Data Is Plural

... is a weekly newsletter of useful/curious datasets.

2019.03.20 edition

African urbanization, the Book of the States, metro-area segregation, internet scans, and rooftop water tanks.

Africapolis. “Produced by the OECD Sahel and West Africa Club, Africapolis.org is the only comprehensive and standardised geospatial database on cities and urbanisation dynamics in Africa. Combining demographic sources, satellite and aerial imagery and other cartographic sources, it is designed to enable comparative and long-term analyses of urban dynamics - covering 7,500 agglomerations in 50 countries.” You can download the data — which includes historical populations, urbanization metrics, and geospatial outlines — and also explore it online. [h/t Rafael Prieto Curiel]

The Book of the States. The Council of State Governments’ annual Book of the States compiles 50-state reference tables on a range of topics, including elections, finances, courts, and more. It has been published since 1935, and the tables for the past decade-plus are available as spreadsheets. Now you know: The chief justice of the California Supreme Court makes $256,059 per year — the highest compensation for any state judge, and nearly double New Mexico’s top judge, according to 2018’s Table 5.4. [h/t Cezary Podkul]

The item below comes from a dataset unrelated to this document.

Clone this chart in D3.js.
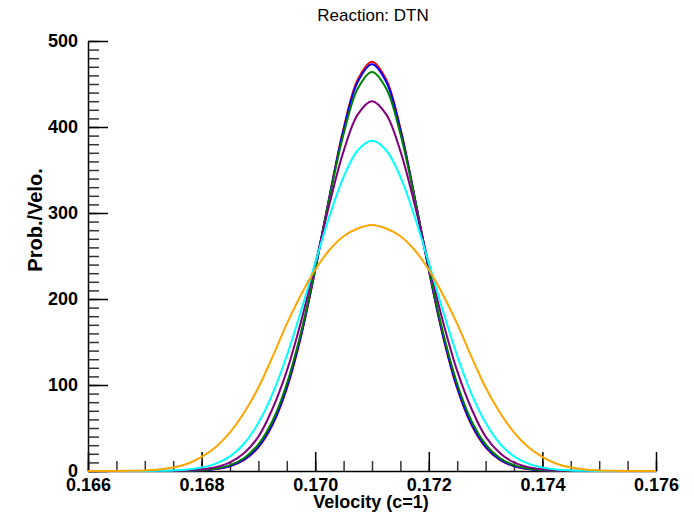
<!DOCTYPE html>
<html>
<head>
<meta charset="utf-8">
<script src="https://cdn.jsdelivr.net/npm/d3@7"></script>
<style>
    body { margin: 0; background: #fff; }
    svg { display: block; }
</style>
</head>
<body>
<div id="chart"></div>
<script>
// velocity grid (c=1)
const velocity = [0.166, 0.16625, 0.1665, 0.16675, 0.167, 0.16725, 0.1675, 0.16775, 0.168, 0.16825,
    0.1685, 0.16875, 0.169, 0.16925, 0.1695, 0.16975, 0.170, 0.17025, 0.1705, 0.17075,
    0.171, 0.17125, 0.1715, 0.17175, 0.172, 0.17225, 0.1725, 0.17275, 0.173, 0.17325,
    0.1735, 0.17375, 0.174, 0.17425, 0.1745, 0.17475, 0.175, 0.17525, 0.1755, 0.17575, 0.176];

// Prob./Velo. for each curve
const redVals = [0, 0, 0, 0, 0, 0, 0.08, 0.26, 0.79, 2.18, 5.56, 12.95, 27.6, 53.8, 95.9, 156.5, 233.6, 318.9, 398.4, 455.3,
    476, 455.3, 398.4, 318.9, 233.6, 156.5, 95.9, 53.8, 27.6, 12.95, 5.56, 2.18, 0.79, 0.26, 0.08, 0, 0, 0, 0, 0, 0];
const blueVals = [0, 0, 0, 0, 0, 0, 0.09, 0.28, 0.84, 2.3, 5.8, 13.4, 28.4, 54.8, 97.2, 157.6, 234, 318.4, 396.7, 452.7,
    473, 452.7, 396.7, 318.4, 234, 157.6, 97.2, 54.8, 28.4, 13.4, 5.8, 2.3, 0.84, 0.28, 0.09, 0, 0, 0, 0, 0, 0];
const greenVals = [0, 0, 0, 0, 0, 0.03, 0.12, 0.37, 1.06, 2.8, 6.8, 15.1, 31.1, 58.5, 101.4, 161.3, 236, 317.2, 391.8, 444.8,
    464, 444.8, 391.8, 317.2, 236, 161.3, 101.4, 58.5, 31.1, 15.1, 6.8, 2.8, 1.06, 0.37, 0.12, 0.03, 0, 0, 0, 0, 0];
const purpleVals = [0, 0, 0, 0, 0, 0.08, 0.25, 0.7, 1.9, 4.5, 10, 21, 40, 72.7, 116.4, 173.6, 240.6, 310.2, 371.9, 414.7,
    430, 414.7, 371.9, 310.2, 240.6, 173.6, 116.4, 72.7, 40, 21, 10, 4.5, 1.9, 0.7, 0.25, 0.08, 0, 0, 0, 0, 0];
const cyanVals = [0, 0, 0, 0, 0.08, 0.25, 0.7, 1.7, 4, 8.5, 17, 32, 56, 90, 134, 186, 242, 296, 342, 373,
    384, 373, 342, 296, 242, 186, 134, 90, 56, 32, 17, 8.5, 4, 1.7, 0.7, 0.25, 0.08, 0, 0, 0, 0];
const orangeVals = [0, 0, 0.05, 0.25, 0.7, 1.7, 4, 8.5, 16.5, 28, 45, 68, 97, 133, 171, 205, 234, 257, 273, 282,
    286, 282, 273, 257, 234, 205, 171, 133, 97, 68, 45, 28, 16.5, 8.5, 4, 1.7, 0.7, 0.25, 0.05, 0, 0];

const xTicks = [0.166, 0.168, 0.170, 0.172, 0.174, 0.176];
const yTicks = [0, 100, 200, 300, 400, 500];

const series = [
    { color: "#ff0000", values: redVals },
    { color: "#0000ff", values: blueVals },
    { color: "#008000", values: greenVals },
    { color: "#800080", values: purpleVals },
    { color: "#00ffff", values: cyanVals },
    { color: "#ffa500", values: orangeVals }
];

const width = 694;
const height = 514;
const font = "'Liberation Sans', Arial, Helvetica, sans-serif";

const x = d3.scaleLinear().domain([0.166, 0.176]).range([88, 656]);
const y = d3.scaleLinear().domain([0, 500]).range([471, 41]);

const svg = d3.select("#chart")
    .append("svg")
    .attr("width", width)
    .attr("height", height);

// minor ticks
svg.append("g")
    .attr("transform", "translate(0,471)")
    .call(d3.axisBottom(x).ticks(20).tickSize(-10).tickSizeOuter(0).tickFormat(""))
    .call(g => g.select(".domain").remove())
    .selectAll("line").attr("stroke", "#333").attr("stroke-width", 1.5);

svg.append("g")
    .attr("transform", "translate(88,0)")
    .call(d3.axisLeft(y).ticks(50).tickSize(-11).tickSizeOuter(0).tickFormat(""))
    .call(g => g.select(".domain").remove())
    .selectAll("line").attr("stroke", "#333").attr("stroke-width", 1.5);

// major ticks and labels
const xAxis = svg.append("g")
    .attr("transform", "translate(0,471)")
    .call(d3.axisBottom(x).tickValues(xTicks).tickSize(-19).tickSizeOuter(0).tickPadding(7).tickFormat(d3.format(".3f")));

const yAxis = svg.append("g")
    .attr("transform", "translate(88,0)")
    .call(d3.axisLeft(y).tickValues(yTicks).tickSize(-20).tickSizeOuter(0).tickPadding(10).tickFormat(d3.format("d")));

[xAxis, yAxis].forEach(g => {
    g.select(".domain").attr("stroke", "#000").attr("stroke-width", 1.5);
    g.selectAll("line").attr("stroke", "#000").attr("stroke-width", 1.5);
    g.selectAll("text")
        .attr("fill", "#000")
        .style("font-family", font)
        .style("font-size", "18px")
        .style("font-weight", "bold");
});

// curves
const line = d3.line()
    .x((d, i) => x(velocity[i]))
    .y(d => y(Math.max(d, 0)))
    .curve(d3.curveCatmullRom.alpha(0.5));

svg.append("g")
    .selectAll("path")
    .data(series)
    .enter()
    .append("path")
    .attr("fill", "none")
    .attr("stroke", d => d.color)
    .attr("stroke-width", 2)
    .attr("d", d => line(d.values));

// titles
svg.append("text")
    .attr("x", 373)
    .attr("y", 21)
    .attr("text-anchor", "middle")
    .style("font-family", font)
    .style("font-size", "17px")
    .text("Reaction: DTN");

svg.append("text")
    .attr("x", 371)
    .attr("y", 508)
    .attr("text-anchor", "middle")
    .style("font-family", font)
    .style("font-size", "18px")
    .style("font-weight", "bold")
    .text("Velocity (c=1)");

svg.append("text")
    .attr("transform", "translate(42,220) rotate(-90)")
    .attr("text-anchor", "middle")
    .style("font-family", font)
    .style("font-size", "20px")
    .style("font-weight", "bold")
    .text("Prob./Velo.");
</script>
</body>
</html>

Metro-area segregation. “[W]hy are so many cities and metropolitan areas still split along racial lines? And what is the role of local government in reinforcing those divides? To answer those questions, Governing conducted a six-month investigation of black-white segregation in the small cities of downstate Illinois.” As part of the investigation, the magazine calculated (and published) school and residential segregation metrics for hundreds of U.S. metropolitan areas, based on the latest Department of Education and Census Bureau data. Related:The Most Diverse Cities Are Often The Most Segregated” (FiveThirtyEight, 2015). [h/t Mike Maciag]

Internet scans. Security firm Rapid7’s Project Sonar “conducts internet-wide surveys across more than 70 different services and protocols to gain insights into global exposure to common vulnerabilities.” Much of the data (on DNS responses, SSL certificates, and more) can be bulk-downloaded through the company’s open data portal without an account, and historical data and the most-current data are available with a free account. Related: Project Sonar: An Underrated Source of Internet-wide Data (Patrik Hudak). Also: Rapid7’s guide to using their open data API with R. [h/t Sharon Machlis]

Rooftop water tanks. New York City requires the owners of buildings with rooftop water tanks to get the vessels inspected annually for things like sediment, bacteria, and dead bugs. The city publishes a dataset of the owner-report results, based on 15,000 inspections, mostly from 2015–17. Unfortunately:A review of city records indicates that most building owners still do not inspect and clean their tanks” … and the “city can’t even say with certainty how many there are or where they are located” … and in “almost every case the [bacteriological] tests are conducted only after the tanks have been disinfected.” [h/t Zack Quaintance]